You’re surviving and that’s great. What do you think will become the new normal regarding corporate travel ? The knock on are huge.
The "New Normal"/"Next Normal" discussion......

Firstly I think you have to recognise that this isn't a static position; even before COVID, there were changes to corporate travel, and some will become more entrenched, some will disappear, and some will evolve. If my crystal ball was perfect I'd be making a LOT more money than I currently do but my best guess is something like the following:

1 - In the short term, corporate travel is largely off the table. There will be some - I may have an emergency trip to Canada coming up for instance - but it will be the outlier.

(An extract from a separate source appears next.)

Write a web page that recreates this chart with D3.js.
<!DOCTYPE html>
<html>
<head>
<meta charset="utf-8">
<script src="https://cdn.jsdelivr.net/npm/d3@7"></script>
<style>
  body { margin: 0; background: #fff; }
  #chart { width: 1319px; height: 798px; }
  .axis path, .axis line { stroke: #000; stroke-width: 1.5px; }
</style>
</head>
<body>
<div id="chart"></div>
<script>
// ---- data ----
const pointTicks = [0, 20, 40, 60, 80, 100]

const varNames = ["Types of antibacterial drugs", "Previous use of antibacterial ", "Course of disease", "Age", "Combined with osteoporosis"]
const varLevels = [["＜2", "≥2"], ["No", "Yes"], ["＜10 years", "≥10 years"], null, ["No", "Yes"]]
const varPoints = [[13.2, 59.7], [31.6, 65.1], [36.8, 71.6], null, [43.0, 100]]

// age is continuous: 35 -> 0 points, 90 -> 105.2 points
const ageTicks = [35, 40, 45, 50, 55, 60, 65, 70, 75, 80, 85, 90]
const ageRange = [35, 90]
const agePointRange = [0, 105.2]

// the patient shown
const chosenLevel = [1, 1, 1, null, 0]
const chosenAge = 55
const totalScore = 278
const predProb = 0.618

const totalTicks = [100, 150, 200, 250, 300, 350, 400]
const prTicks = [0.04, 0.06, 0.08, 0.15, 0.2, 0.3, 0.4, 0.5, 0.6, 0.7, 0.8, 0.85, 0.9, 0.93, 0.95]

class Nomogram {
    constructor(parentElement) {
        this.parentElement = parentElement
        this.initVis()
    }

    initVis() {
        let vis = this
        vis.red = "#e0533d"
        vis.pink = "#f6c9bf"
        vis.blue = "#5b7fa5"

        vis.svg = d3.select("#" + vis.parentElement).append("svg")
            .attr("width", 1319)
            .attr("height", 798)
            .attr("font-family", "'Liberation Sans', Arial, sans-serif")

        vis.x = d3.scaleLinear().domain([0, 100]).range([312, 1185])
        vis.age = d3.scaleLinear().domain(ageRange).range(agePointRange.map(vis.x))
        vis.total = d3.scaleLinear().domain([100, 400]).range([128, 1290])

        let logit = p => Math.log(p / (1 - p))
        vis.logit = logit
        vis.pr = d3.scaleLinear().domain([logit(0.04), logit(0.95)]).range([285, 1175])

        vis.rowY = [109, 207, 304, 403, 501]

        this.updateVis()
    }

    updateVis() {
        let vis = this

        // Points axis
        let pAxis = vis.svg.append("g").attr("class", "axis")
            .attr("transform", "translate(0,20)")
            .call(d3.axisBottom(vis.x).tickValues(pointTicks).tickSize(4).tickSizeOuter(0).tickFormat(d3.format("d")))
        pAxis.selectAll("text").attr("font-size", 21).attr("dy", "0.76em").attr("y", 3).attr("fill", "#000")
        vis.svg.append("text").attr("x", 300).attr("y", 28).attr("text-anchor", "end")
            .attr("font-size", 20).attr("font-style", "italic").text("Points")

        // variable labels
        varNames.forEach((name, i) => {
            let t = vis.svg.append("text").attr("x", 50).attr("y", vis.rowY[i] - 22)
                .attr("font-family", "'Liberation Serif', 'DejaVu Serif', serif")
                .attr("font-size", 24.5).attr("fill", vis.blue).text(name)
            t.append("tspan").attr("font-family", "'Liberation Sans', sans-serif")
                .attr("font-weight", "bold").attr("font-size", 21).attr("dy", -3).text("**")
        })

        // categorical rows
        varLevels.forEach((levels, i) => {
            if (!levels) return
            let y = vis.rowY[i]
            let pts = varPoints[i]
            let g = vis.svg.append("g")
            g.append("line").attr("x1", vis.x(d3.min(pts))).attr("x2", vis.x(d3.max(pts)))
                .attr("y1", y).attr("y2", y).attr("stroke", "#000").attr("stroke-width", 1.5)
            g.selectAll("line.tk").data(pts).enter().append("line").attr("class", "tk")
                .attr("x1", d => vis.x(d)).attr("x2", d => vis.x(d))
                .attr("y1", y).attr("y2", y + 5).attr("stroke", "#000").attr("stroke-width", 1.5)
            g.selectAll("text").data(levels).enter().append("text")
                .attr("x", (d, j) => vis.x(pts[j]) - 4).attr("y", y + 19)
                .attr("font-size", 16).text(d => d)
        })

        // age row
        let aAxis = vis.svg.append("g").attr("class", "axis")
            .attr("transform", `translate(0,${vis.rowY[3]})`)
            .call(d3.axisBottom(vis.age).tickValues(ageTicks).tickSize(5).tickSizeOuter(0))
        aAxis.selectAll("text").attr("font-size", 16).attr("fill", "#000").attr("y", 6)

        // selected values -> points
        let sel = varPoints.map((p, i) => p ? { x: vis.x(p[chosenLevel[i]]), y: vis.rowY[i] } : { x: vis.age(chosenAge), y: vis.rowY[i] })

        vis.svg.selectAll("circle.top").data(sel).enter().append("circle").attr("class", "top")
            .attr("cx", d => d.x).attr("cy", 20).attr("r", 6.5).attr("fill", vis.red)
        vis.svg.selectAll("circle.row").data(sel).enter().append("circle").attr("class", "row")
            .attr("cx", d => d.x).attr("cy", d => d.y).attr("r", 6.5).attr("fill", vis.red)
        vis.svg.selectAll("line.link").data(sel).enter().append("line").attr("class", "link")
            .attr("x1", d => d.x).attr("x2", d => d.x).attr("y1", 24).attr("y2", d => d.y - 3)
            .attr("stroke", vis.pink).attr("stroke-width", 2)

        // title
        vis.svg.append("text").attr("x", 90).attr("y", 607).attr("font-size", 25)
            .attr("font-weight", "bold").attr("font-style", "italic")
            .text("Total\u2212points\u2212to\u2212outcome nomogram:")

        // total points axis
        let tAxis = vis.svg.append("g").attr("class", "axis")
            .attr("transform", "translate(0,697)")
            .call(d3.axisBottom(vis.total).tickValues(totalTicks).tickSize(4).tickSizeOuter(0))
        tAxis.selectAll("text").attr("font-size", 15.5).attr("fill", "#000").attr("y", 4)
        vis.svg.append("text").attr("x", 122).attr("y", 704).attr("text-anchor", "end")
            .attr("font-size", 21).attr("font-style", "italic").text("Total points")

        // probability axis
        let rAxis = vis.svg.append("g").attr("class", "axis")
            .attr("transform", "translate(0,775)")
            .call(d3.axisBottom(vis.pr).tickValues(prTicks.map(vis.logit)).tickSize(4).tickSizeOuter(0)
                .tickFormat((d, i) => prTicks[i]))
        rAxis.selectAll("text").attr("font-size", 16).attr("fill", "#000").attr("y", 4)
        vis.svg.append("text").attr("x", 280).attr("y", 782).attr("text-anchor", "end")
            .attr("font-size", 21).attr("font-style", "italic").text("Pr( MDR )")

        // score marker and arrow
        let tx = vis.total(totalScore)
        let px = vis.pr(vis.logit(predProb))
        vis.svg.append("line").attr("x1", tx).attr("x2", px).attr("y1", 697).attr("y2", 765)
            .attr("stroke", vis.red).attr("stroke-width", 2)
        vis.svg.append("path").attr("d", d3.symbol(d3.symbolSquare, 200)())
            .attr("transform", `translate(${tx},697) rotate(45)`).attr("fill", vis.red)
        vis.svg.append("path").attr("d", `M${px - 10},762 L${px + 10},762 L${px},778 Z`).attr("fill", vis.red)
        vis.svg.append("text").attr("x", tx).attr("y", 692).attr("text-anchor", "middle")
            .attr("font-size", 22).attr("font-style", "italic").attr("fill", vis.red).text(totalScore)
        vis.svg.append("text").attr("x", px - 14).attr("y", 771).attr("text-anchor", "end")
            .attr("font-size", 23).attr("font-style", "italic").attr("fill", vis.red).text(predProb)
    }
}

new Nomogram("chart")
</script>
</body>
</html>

2 - The implications of more regular WFH haven't fully been thought through yet. It's paradoxical, but in the medium term I could see this actually driving MORE corporate travel - the couple of days a month in a corporate office may not be in your "local" corporate office. So for that sort of timescale you're talking about late 2021/early 2022 for this to become apparent

3 - In the longer term the larger conventions will become more important/major events. I've recently been virtually attending two conventions (Cisco EMEAR Collaboration Conference, and Cisco Live US) and it's not remotely the same - the breakout sessions, random chat at the bar with fellow attendees, even just walking round the convention floor, simply doesn't exist and cannot be replicated virtually - and with less general day to day contact, this type of experience once or twice a year will be far more valuable. So while the big convention centres and the travel business they drive are off the table now, they're going to be bigger than ever by 2024.

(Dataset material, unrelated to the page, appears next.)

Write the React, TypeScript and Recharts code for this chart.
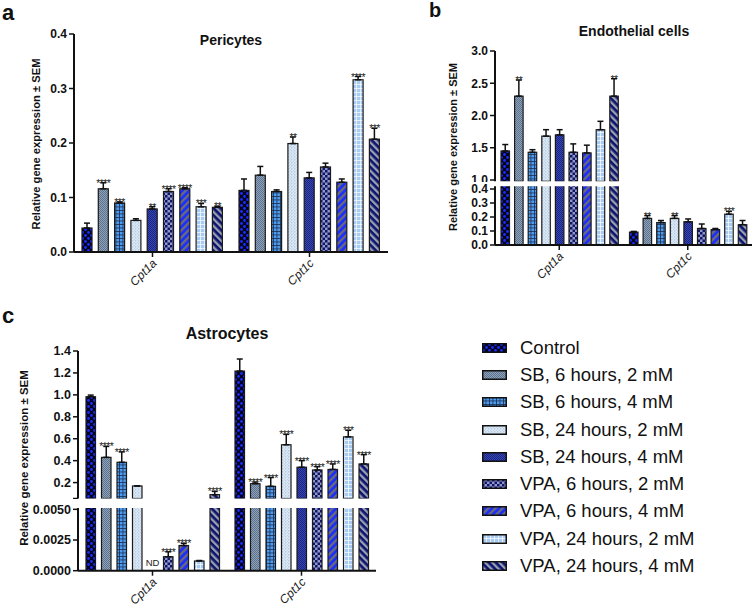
import React from "react";
import { BarChart, Bar, XAxis, YAxis, ErrorBar } from "recharts";

const genes = ["Cpt1a", "Cpt1c"];
const treatments = [
  "Control",
  "SB, 6 hours, 2 mM",
  "SB, 6 hours, 4 mM",
  "SB, 24 hours, 2 mM",
  "SB, 24 hours, 4 mM",
  "VPA, 6 hours, 2 mM",
  "VPA, 6 hours, 4 mM",
  "VPA, 24 hours, 2 mM",
  "VPA, 24 hours, 4 mM",
];

// a – Pericytes
const periCpt1a = [0.044, 0.116, 0.09, 0.058, 0.079, 0.111, 0.116, 0.083, 0.082];
const periCpt1aSem = [0.009, 0.011, 0.002, 0.003, 0.004, 0.005, 0.002, 0.006, 0.002];
const periCpt1aSig = ["", "****", "***", "", "**", "****", "****", "***", "**"];
const periCpt1c = [0.113, 0.141, 0.111, 0.199, 0.136, 0.156, 0.128, 0.316, 0.207];
const periCpt1cSem = [0.021, 0.016, 0.003, 0.012, 0.01, 0.007, 0.006, 0.006, 0.02];
const periCpt1cSig = ["", "", "", "**", "", "", "", "****", "***"];

// b – Endothelial cells
const endoCpt1a = [1.45, 2.3, 1.43, 1.68, 1.7, 1.43, 1.42, 1.78, 2.3];
const endoCpt1aSem = [0.1, 0.25, 0.04, 0.1, 0.08, 0.13, 0.12, 0.13, 0.27];
const endoCpt1aSig = ["", "**", "", "", "", "", "", "", "**"];
const endoCpt1c = [0.092, 0.19, 0.16, 0.19, 0.166, 0.118, 0.11, 0.22, 0.145];
const endoCpt1cSem = [0.005, 0.02, 0.015, 0.02, 0.02, 0.032, 0.008, 0.02, 0.03];
const endoCpt1cSig = ["", "**", "", "**", "", "", "", "***", ""];

// c – Astrocytes (null = not detected)
const astroCpt1a = [0.983, 0.43, 0.385, 0.169, null, 0.00114, 0.00205, 0.00079, 0.09];
const astroCpt1aSem = [0.015, 0.1, 0.095, 0.002, null, 0.0004, 0.00018, 0.00004, 0.03];
const astroCpt1aSig = ["", "****", "****", "", "ND", "****", "****", "", "****"];
const astroCpt1c = [1.217, 0.19, 0.166, 0.545, 0.34, 0.315, 0.32, 0.617, 0.37];
const astroCpt1cSem = [0.11, 0.015, 0.08, 0.095, 0.06, 0.03, 0.05, 0.06, 0.085];
const astroCpt1cSig = ["", "****", "****", "****", "****", "****", "****", "***", "****"];

const FONT = '"Liberation Sans", Arial, Helvetica, sans-serif';
const INK = "#111";

function buildRows(sets: any[], lo: number, hi: number) {
  return genes.map((gene, g) => {
    const [vals, sems, sigs] = sets[g];
    const row: any = { gene };
    vals.forEach((v: number | null, i: number) => {
      const inSeg = v != null && v > lo && v <= hi;
      // bars below this segment collapse to the segment floor (zero height)
      row[`v${i}`] = v == null || v < lo ? lo : v;
      row[`e${i}`] = inSeg && sems[i] ? [0, sems[i]] : null;
      row[`m${i}`] = sems[i] ?? 0;
      row[`s${i}`] = inSeg ? sigs[i] : "";
    });
    return row;
  });
}

// bar with its significance stars set just above the error cap
const barShape = (i: number, lo: number) => (props: any) => {
  const { x, y, width, height, payload, fill } = props;
  if (!height || !width) return null;
  const top = Math.min(y, y + height);
  const h = Math.abs(height);
  const v = payload[`v${i}`];
  const sig = payload[`s${i}`];
  let star = null;
  if (sig) {
    const k = h / (v - Math.max(lo, 0));
    const capY = top - payload[`m${i}`] * k;
    star = (
      <text
        x={x + width / 2}
        y={capY + 4}
        textAnchor="middle"
        fontSize={10.5}
        fill="#222"
        fontFamily={FONT}
        letterSpacing={-0.6}
      >
        {sig}
      </text>
    );
  }
  return (
    <g>
      <rect x={x} y={top} width={width} height={h} fill={fill} stroke="#1a1a1a" strokeWidth={1.2} />
      {star}
    </g>
  );
};

// gene tick; the undetected (ND) value is the middle (5th) bar of its group,
// so its marker sits straight above the category tick
const GeneTick = (props: any) => {
  const { x, y, payload, nd } = props;
  return (
    <g transform={`translate(${x},${y})`}>
      {nd && nd.includes(payload.value) && (
        <text x={0} y={-12} textAnchor="middle" fontSize={9.5} fill="#222" fontFamily={FONT}>
          ND
        </text>
      )}
      <text transform="translate(5,5) rotate(-45)" textAnchor="end" fontStyle="italic" fontSize={12} fill="#222" fontFamily={FONT}>
        {payload.value}
      </text>
    </g>
  );
};

type SegProps = {
  rows: any[];
  lo: number;
  hi: number;
  ticks: number[];
  fmt: (v: number) => string;
  width: number;
  height: number;
  margin: any;
  yWidth: number;
  barSize: number;
  barGap: number;
  showX: boolean;
  xHeight?: number;
  tickFont?: number;
  nd?: string[];
};

function Segment(p: SegProps) {
  return (
    <BarChart
      width={p.width}
      height={p.height}
      data={p.rows}
      margin={p.margin}
      barSize={p.barSize}
      barGap={p.barGap}
    >
      <XAxis
        dataKey="gene"
        hide={!p.showX}
        height={p.xHeight ?? 40}
        axisLine={{ stroke: INK, strokeWidth: 2 }}
        tickLine={{ stroke: INK, strokeWidth: 1.5 }}
        tickSize={5}
        interval={0}
        tick={<GeneTick nd={p.nd} />}
      />
      <YAxis
        type="number"
        domain={[p.lo, p.hi]}
        allowDataOverflow
        ticks={p.ticks}
        interval={0}
        tickFormatter={p.fmt}
        width={p.yWidth}
        axisLine={{ stroke: INK, strokeWidth: 2 }}
        tickLine={{ stroke: INK, strokeWidth: 1.5 }}
        tickSize={5}
        tick={{ fill: INK, fontSize: p.tickFont ?? 12, fontWeight: 700, fontFamily: FONT }}
      />
      {treatments.map((t, i) => (
        <Bar
          key={t}
          dataKey={`v${i}`}
          fill={`url(#pat${i})`}
          shape={barShape(i, p.lo)}
          isAnimationActive={false}
        >
          <ErrorBar dataKey={`e${i}`} width={3} stroke={INK} strokeWidth={1.5} direction="y" />
        </Bar>
      ))}
    </BarChart>
  );
}

function Patterns() {
  return (
    <svg width={0} height={0} style={{ position: "absolute" }}>
      <defs>
        <pattern id="pat0" width="6" height="6" patternUnits="userSpaceOnUse">
          <rect width="6" height="6" fill="#04041c" />
          <circle cx="1.5" cy="1.5" r="1.4" fill="#1a2cff" />
          <circle cx="4.5" cy="4.5" r="1.4" fill="#1a2cff" />
        </pattern>
        <pattern id="pat1" width="2" height="2" patternUnits="userSpaceOnUse">
          <rect width="2" height="2" fill="#8ea3bb" />
          <rect width="1" height="1" fill="#5d728c" />
          <rect x="1" y="1" width="1" height="1" fill="#5d728c" />
        </pattern>
        <pattern id="pat2" width="3.5" height="3.5" patternUnits="userSpaceOnUse">
          <rect width="3.5" height="3.5" fill="#4c9cf0" />
          <path d="M0 0.4H3.5M0.4 0V3.5" stroke="#1c2a48" strokeWidth="0.8" />
        </pattern>
        <pattern id="pat3" width="3" height="3" patternUnits="userSpaceOnUse">
          <rect width="3" height="3" fill="#dde9f6" />
          <circle cx="0.8" cy="0.8" r="0.6" fill="#8eaccb" />
          <circle cx="2.3" cy="2.3" r="0.5" fill="#a9c2dc" />
        </pattern>
        <pattern id="pat4" width="2" height="2" patternUnits="userSpaceOnUse">
          <rect width="2" height="2" fill="#3646b4" />
          <rect width="1" height="1" fill="#1b247e" />
          <rect x="1" y="1" width="1" height="1" fill="#1b247e" />
        </pattern>
        <pattern id="pat5" width="5" height="5" patternUnits="userSpaceOnUse">
          <rect width="5" height="5" fill="#8d9ac4" />
          <rect width="2.5" height="2.5" fill="#13136a" />
          <rect x="2.5" y="2.5" width="2.5" height="2.5" fill="#13136a" />
        </pattern>
        <pattern id="pat6" width="5" height="5" patternUnits="userSpaceOnUse" patternTransform="rotate(45)">
          <rect width="5" height="5" fill="#1a2cff" />
          <rect width="2.3" height="5" fill="#6c6c76" />
        </pattern>
        <pattern id="pat7" width="4" height="4" patternUnits="userSpaceOnUse">
          <rect width="4" height="4" fill="#a8cbf3" />
          <path d="M0 0.4H4M0.4 0V4" stroke="#ffffff" strokeWidth="0.8" />
        </pattern>
        <pattern id="pat8" width="5" height="5" patternUnits="userSpaceOnUse" patternTransform="rotate(-45)">
          <rect width="5" height="5" fill="#0c1470" />
          <rect width="2.3" height="5" fill="#9a9fb0" />
        </pattern>
      </defs>
    </svg>
  );
}

const f1 = (v: number) => v.toFixed(1);

export default function App() {
  const periRows = buildRows(
    [
      [periCpt1a, periCpt1aSem, periCpt1aSig],
      [periCpt1c, periCpt1cSem, periCpt1cSig],
    ],
    0,
    0.4
  );
  const endoSets = [
    [endoCpt1a, endoCpt1aSem, endoCpt1aSig],
    [endoCpt1c, endoCpt1cSem, endoCpt1cSig],
  ];
  const endoTop = buildRows(endoSets, 0.98, 3.0);
  const endoBot = buildRows(endoSets, 0, 0.42);
  const astroSets = [
    [astroCpt1a, astroCpt1aSem, astroCpt1aSig],
    [astroCpt1c, astroCpt1cSem, astroCpt1cSig],
  ];
  const astroTop = buildRows(astroSets, 0.055, 1.4);
  const astroBot = buildRows(astroSets, 0, 0.0051);
  const astroND = genes.filter((_, g) => [astroCpt1aSig, astroCpt1cSig][g].includes("ND"));

  const abs = (left: number, top: number): React.CSSProperties => ({ position: "absolute", left, top });

  return (
    <div style={{ position: "absolute", left: 0, top: 0, width: 756, height: 612, background: "#fff", fontFamily: FONT, overflow: "hidden" }}>
      <Patterns />

      {/* a */}
      <div style={abs(0, 0)}>
        <Segment
          rows={periRows}
          lo={0}
          hi={0.4}
          ticks={[0, 0.1, 0.2, 0.3, 0.4]}
          fmt={f1}
          width={400}
          height={300}
          margin={{ top: 34, right: 12, bottom: 8, left: 0 }}
          yWidth={74}
          barSize={10}
          barGap={6.3}
          showX
          xHeight={40}
        />
      </div>

      {/* b */}
      <div style={abs(380, 0)}>
        <Segment
          rows={endoTop}
          lo={0.98}
          hi={3.0}
          ticks={[1.0, 1.5, 2.0, 2.5, 3.0]}
          fmt={f1}
          width={376}
          height={182}
          margin={{ top: 51, right: 4, bottom: 0.7, left: 0 }}
          yWidth={115}
          barSize={8.5}
          barGap={5.1}
          showX={false}
        />
      </div>
      <div style={abs(380, 182)}>
        <Segment
          rows={endoBot}
          lo={0}
          hi={0.42}
          ticks={[0, 0.1, 0.2, 0.3, 0.4]}
          fmt={f1}
          width={376}
          height={118}
          margin={{ top: 4.2, right: 4, bottom: 15, left: 0 }}
          yWidth={115}
          barSize={8.5}
          barGap={5.1}
          showX
          xHeight={40}
        />
      </div>

      {/* c */}
      <div style={abs(0, 300)}>
        <Segment
          rows={astroTop}
          lo={0.055}
          hi={1.4}
          ticks={[0.055, 0.2, 0.4, 0.6, 0.8, 1.0, 1.2, 1.4]}
          fmt={(v) => (v < 0.1 ? "" : v.toFixed(1))}
          width={380}
          height={199}
          margin={{ top: 51, right: 4, bottom: 0.5, left: 0 }}
          yWidth={78}
          barSize={9.5}
          barGap={6}
          showX={false}
          tickFont={12.5}
        />
      </div>
      <div style={abs(0, 500)}>
        <Segment
          rows={astroBot}
          lo={0}
          hi={0.0051}
          ticks={[0, 0.0025, 0.005]}
          fmt={(v) => v.toFixed(4)}
          width={380}
          height={112}
          margin={{ top: 8.1, right: 4, bottom: 6.3, left: 0 }}
          yWidth={78}
          barSize={9.5}
          barGap={6}
          showX
          xHeight={35}
          tickFont={12.5}
          nd={astroND}
        />
      </div>

      {/* letters, titles, axis titles */}
      <svg width={756} height={612} style={{ position: "absolute", left: 0, top: 0, pointerEvents: "none" }}>
        <g fontFamily={FONT} fill={INK} fontWeight={700}>
          <text x={2} y={20} fontSize={22}>a</text>
          <text x={429} y={17} fontSize={20}>b</text>
          <text x={2} y={323} fontSize={22}>c</text>
          <text x={231} y={45} fontSize={14} textAnchor="middle">Pericytes</text>
          <text x={634} y={36} fontSize={14} textAnchor="middle">Endothelial cells</text>
          <text x={227} y={339} fontSize={16} textAnchor="middle">Astrocytes</text>
          <text transform="translate(36,144) rotate(-90)" fontSize={11.2} textAnchor="middle" dominantBaseline="central">
            Relative gene expression ± SEM
          </text>
          <text transform="translate(452.5,147) rotate(-90)" fontSize={11} textAnchor="middle" dominantBaseline="central">
            Relative gene expression ± SEM
          </text>
          <text transform="translate(24,458) rotate(-90)" fontSize={11.5} textAnchor="middle" dominantBaseline="central">
            Relative gene expression ± SEM
          </text>
        </g>
      </svg>

      {/* legend */}
      <div style={{ position: "absolute", left: 482, top: 334 }}>
        {treatments.map((t, i) => (
          <div key={t} style={{ display: "flex", alignItems: "center", height: 27.3 }}>
            <svg width={25} height={10} style={{ marginRight: 13, flex: "none" }}>
              <rect x={0.75} y={0.75} width={23.5} height={8.5} fill={`url(#pat${i})`} stroke={INK} strokeWidth={1.5} />
            </svg>
            <span style={{ fontSize: 18.5, color: INK, whiteSpace: "nowrap" }}>{t}</span>
          </div>
        ))}
      </div>
    </div>
  );
}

So, if you extrapolate that together with the general awareness of hygiene etc then I would guess the following. By 2024, corporate travel will be much the same, if not higher, in terms of volume than it is today. But the experience will be different; the days of ever "densifying" wide bodies are probably gone, and ideas of going 11 abreast in a 77X are probably off the table. I suspect that there will be an expansion of Premium Economy type seats, probably at the expense of First (BA was already moving in this direction). Airlines that can afford it will be canning their older fleets as rapidly as they can in favour of jets that can offer better air filtering etc - so A350, A330neo, 787, 77X etc. in order to gain a competitive advantage, either in terms of demand or charging more (probably demand).

But you will probably see more people on corporarte travel, but less travel miles per person - so the Gold cards, Paltinum cards etc who get the royal treatment from airlines will be thinner on the ground.

:thumbup: , terrifying for the London cabbies I know though.